One of these groups, the Paul Band signed Treaty No. 6 in 1876 and settled on the southeast shore of Wabamun Lake. The lake was also referred to as White Whale Lake for the large lake whitefish caught there. The name reverted back to the Cree name near the turn of the century (1900). The community of Wabamun Lake was established in 1912 along with the cottage subdivisions at Lakeview and Kapasiwin.

Wabamun is the 16th largest lake in Alberta.

Wabamun’s rich history, beautiful vistas and accessibility make it an amazing place to visit, as well as a great example of Alberta fisheries management personnel. Through evidence-based practice, and long-term thinking, this area will continue to be enjoyed by generations to come.

6 thoughts on “Fish Alberta – Wabamun Lake

  1. Great to see some articles about fish production and management but I’d appreciate a better explanation of the following quotes from the article and a few more details about the long term impacts of coal mining, effluent & RR spills on fish habitat in Wabamun Lake.

    “I tend to think that we have trouble with overharvest due to the few lakes in the province and the (recent) huge increase in human population.”

    I ‘d suggest this statement describing a significant increase in Alberta population (humans) is ignoring the serious decline of licensed anglers (from 350,000 in 1985 to 200,000 in year 2000 and still less than 300,000 today).

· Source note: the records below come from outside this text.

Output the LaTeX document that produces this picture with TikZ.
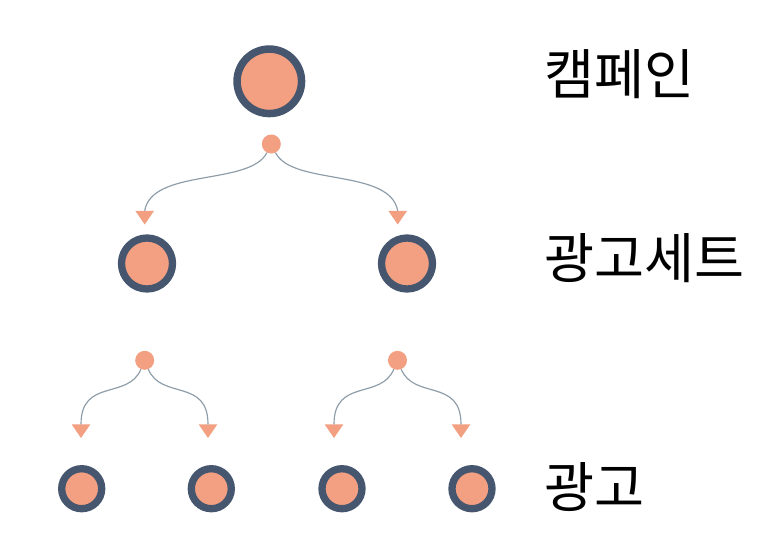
\documentclass[tikz,border=0pt]{standalone}
\usepackage{fontspec}
\usetikzlibrary{shapes.geometric}
\newfontfamily\cjk{Noto Sans CJK KR}
\definecolor{ringc}{HTML}{45566E}
\definecolor{fillc}{HTML}{F39F82}
\definecolor{linkc}{HTML}{8C9CA8}
\tikzset{
 px/.style={x=1pt,y=-1pt},
 big/.style={circle,draw=ringc,fill=fillc,line width=7.5pt,minimum size=64.5pt,inner sep=0pt},
 mid/.style={circle,draw=ringc,fill=fillc,line width=7.3pt,minimum size=51pt,inner sep=0pt},
 small/.style={circle,draw=ringc,fill=fillc,line width=7.3pt,minimum size=40pt,inner sep=0pt},
 dot/.style={circle,fill=fillc,minimum size=19pt,inner sep=0pt},
 tip/.style={isosceles triangle,isosceles triangle stretches,shape border rotate=-90,fill=fillc,minimum height=13.5pt,minimum width=18.5pt,inner sep=0pt,anchor=apex},
 link/.style={draw=linkc,line width=1.15pt},
 lab/.style={font=\cjk\fontsize{54.4pt}{58pt}\selectfont,anchor=west,inner sep=0pt,text=black}
}
\begin{document}
\begin{tikzpicture}[px]
\useasboundingbox (0,0) rectangle (773,552);
\fill[white] (0,0) rectangle (773,552);
\node[big] (c) at (269.3,81.3) {};
\node[dot] (d0) at (271.3,144) {};
\node[mid] (s1) at (147,263.5) {};
\node[mid] (s2) at (407,263.5) {};
\node[dot] (d1) at (144.7,360.3) {};
\node[dot] (d2) at (397.5,360.3) {};
\node[small] (a1) at (81.7,488.7) {};
\node[small] (a2) at (211.3,488.7) {};
\node[small] (a3) at (342,488.7) {};
\node[small] (a4) at (472,488.7) {};
\node[tip] (t1) at (144.7,225) {};
\node[tip] (t2) at (397.7,225) {};
\node[tip] (t3) at (81,438.5) {};
\node[tip] (t4) at (208,438.5) {};
\node[tip] (t5) at (334,438.5) {};
\node[tip] (t6) at (461,438.5) {};
\draw[link] (d0) .. controls (250,186) and (152,168) .. (t1.north);
\draw[link] (d0) .. controls (292,186) and (390,168) .. (t2.north);
\draw[link] (d1) .. controls (128,400) and (81,378) .. (t3.north);
\draw[link] (d1) .. controls (161,400) and (208,378) .. (t4.north);
\draw[link] (d2) .. controls (381,400) and (334,378) .. (t5.north);
\draw[link] (d2) .. controls (414,400) and (461,378) .. (t6.north);
\node[lab] (l1) at (544,74.5) {캠페인};
\node[lab] (l2) at (544,258) {광고세트};
\node[lab] (l3) at (544,487) {광고};
\end{tikzpicture}
\end{document}
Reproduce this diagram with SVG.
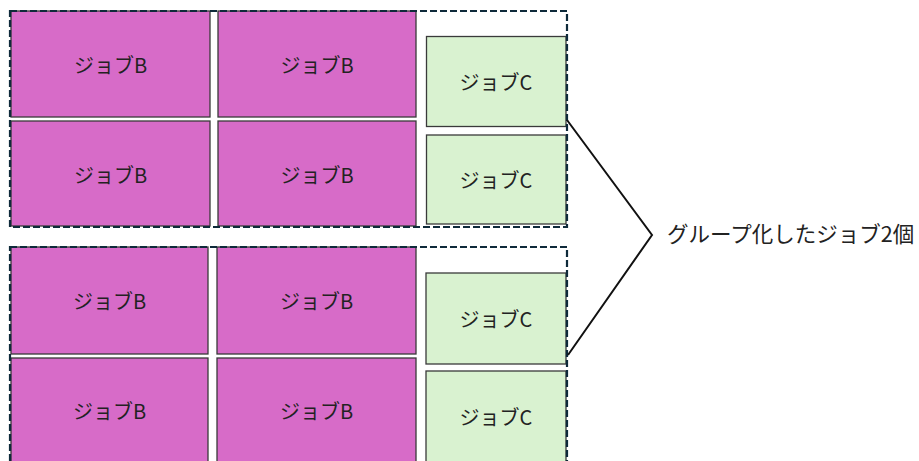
<svg xmlns="http://www.w3.org/2000/svg" width="919" height="461" viewBox="0 0 919 461">
<style>
.grp{fill:none;stroke:#0e2a3a;stroke-width:2.2;stroke-dasharray:7 3}
.b{fill:#d76bc8;stroke:#3a3a3a;stroke-width:1.3}
.c{fill:#d9f2d0;stroke:#3a3a3a;stroke-width:1.3}
.t{font-family:"Noto Sans CJK JP","Noto Sans",sans-serif;font-size:20px;fill:#222;text-anchor:middle;dominant-baseline:central}
.lbl{font-family:"Noto Sans CJK JP","Noto Sans",sans-serif;font-size:21.5px;fill:#222}
.ln{fill:none;stroke:#111;stroke-width:2}
</style>
<rect width="919" height="461" fill="#fff"/>
<g id="b1"><rect class="b" x="11" y="11" width="199" height="106"/><text class="t" x="110.5" y="64">ジョブB</text></g>
<g id="b2"><rect class="b" x="218" y="11" width="198" height="106"/><text class="t" x="317" y="64">ジョブB</text></g>
<g id="b3"><rect class="b" x="11" y="121" width="199" height="105"/><text class="t" x="110.5" y="174">ジョブB</text></g>
<g id="b4"><rect class="b" x="218" y="121" width="198" height="105"/><text class="t" x="317" y="174">ジョブB</text></g>
<g id="c1"><rect class="c" x="426.5" y="36.5" width="139.5" height="90"/><text class="t" x="496" y="81">ジョブC</text></g>
<g id="c2"><rect class="c" x="426.5" y="135" width="139.5" height="89"/><text class="t" x="496" y="179">ジョブC</text></g>
<g id="b5"><rect class="b" x="11" y="247" width="197" height="107"/><text class="t" x="109.5" y="300">ジョブB</text></g>
<g id="b6"><rect class="b" x="217" y="247" width="199" height="107"/><text class="t" x="316.5" y="300">ジョブB</text></g>
<g id="b7"><rect class="b" x="11" y="358" width="197" height="106"/><text class="t" x="109.5" y="410">ジョブB</text></g>
<g id="b8"><rect class="b" x="217" y="358" width="199" height="106"/><text class="t" x="316.5" y="410">ジョブB</text></g>
<g id="c3"><rect class="c" x="426" y="273" width="140" height="91"/><text class="t" x="496" y="318">ジョブC</text></g>
<g id="c4"><rect class="c" x="426" y="371" width="140" height="92"/><text class="t" x="496" y="416">ジョブC</text></g>
<g id="group1"><rect class="grp" x="10" y="11" width="557" height="216"/></g>
<g id="group2"><rect class="grp" x="10" y="247" width="557" height="220"/></g>
<g id="connectors"><polyline class="ln" points="567,120 652,235 568,355"/></g>
<g id="label"><text class="lbl" x="667" y="242">グループ化したジョブ2個</text></g>
</svg>
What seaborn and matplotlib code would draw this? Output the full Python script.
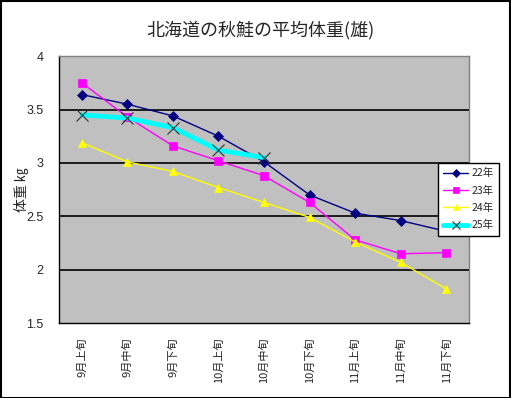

Overharvest from anglers, net fisheries and habitat abuse occurred in the 1980s but angler harvest doesn’t explain the current loss of productivity.

    “Historical records, from the Department of Fisheries and Oceans library, show substantial catches of whitefish, pickerel (slang for walleye), and pike in 1912-1913.”

    Pickerel might be slang for walleye but extirpation based on one very old record, over 100 years ago, is also questionable, since many anglers, commercial fishermen and fisheries officials were likely to confuse chain & grass pickerel that look very similar to pike, rather than reporting a substantial harvest of pickerel (on just one occasion).

  2. I believe it’s highly questionable whether walleye were ever actually native to this lake based on historical catch records and if they were caught think they may have been migrants from the North Saskatchewan River. Further, I’d like to know why there isn’t a season on lake whitefish on this popular lake which has been closed since 2005.

  3. Your blog fails to mention the crashing lake whitefish population, once one of the most productive for both commercial and sport fishing in the province. You also failed to mention the lower number of pike being caught and the deterioration of their condition (skinny fish with heads much larger than bodies). All this points to these populations not adapting well to the new predator (walleye) introduced to the lake. Perhaps those walleye should be aggressively harvested to help build the whitefish and pike back to their self-sustaining populations…?
    Also, why were walleye introduced to a lake that 1) had just endured a catastrophic oil spill, 2) was being groomed as a trophy-pike lake, and 3) was seeing its whitefish population in serious decline?
    It just might be possible that walleye don’t belong in this lake…?

  4. Ha Ha Ha Ha… the government has ruined this fishery by transplanting millions of walleye into a lake that never really had a walleye fishery. The perch are stunted in size. The pike are now being out competed for for food and the large majority are sickly skinny and likely to die after being handled. You catch
    10 walleye that average size is @14″ to every one Northern pike that you catch. This lake has been destroyed by AEP… great job guys.

  5. It would be great to have healthy populations of all species in the lake. The chance to catch 5 different species makes for fun fishing.

    • Thank you for your comment, Derek. Anglers in the Wabamun Lake area have told us the same thing, that a diversity of fishing is what folks want. We also need to have healthy populations of fish to meet Treaty obligations. You can never please everyone but a natural diversity of abundant native species is a good compromise. There is stronger evidence for walleye being native to Wabamun Lake than otherwise. Consequently, Wabamun Lake was identified by senior fisheries managers and stakeholders in 1992 as a high priority for walleye restoration. There were numerous restoration attempts made in the 1980s and 90s; however, they were not successful. Those previous failures are thought to be related to habitat changes caused by hot water effluent from the former power plant at Wabamun town. That problem is no longer a factor and the latest effort appears to be succeeding!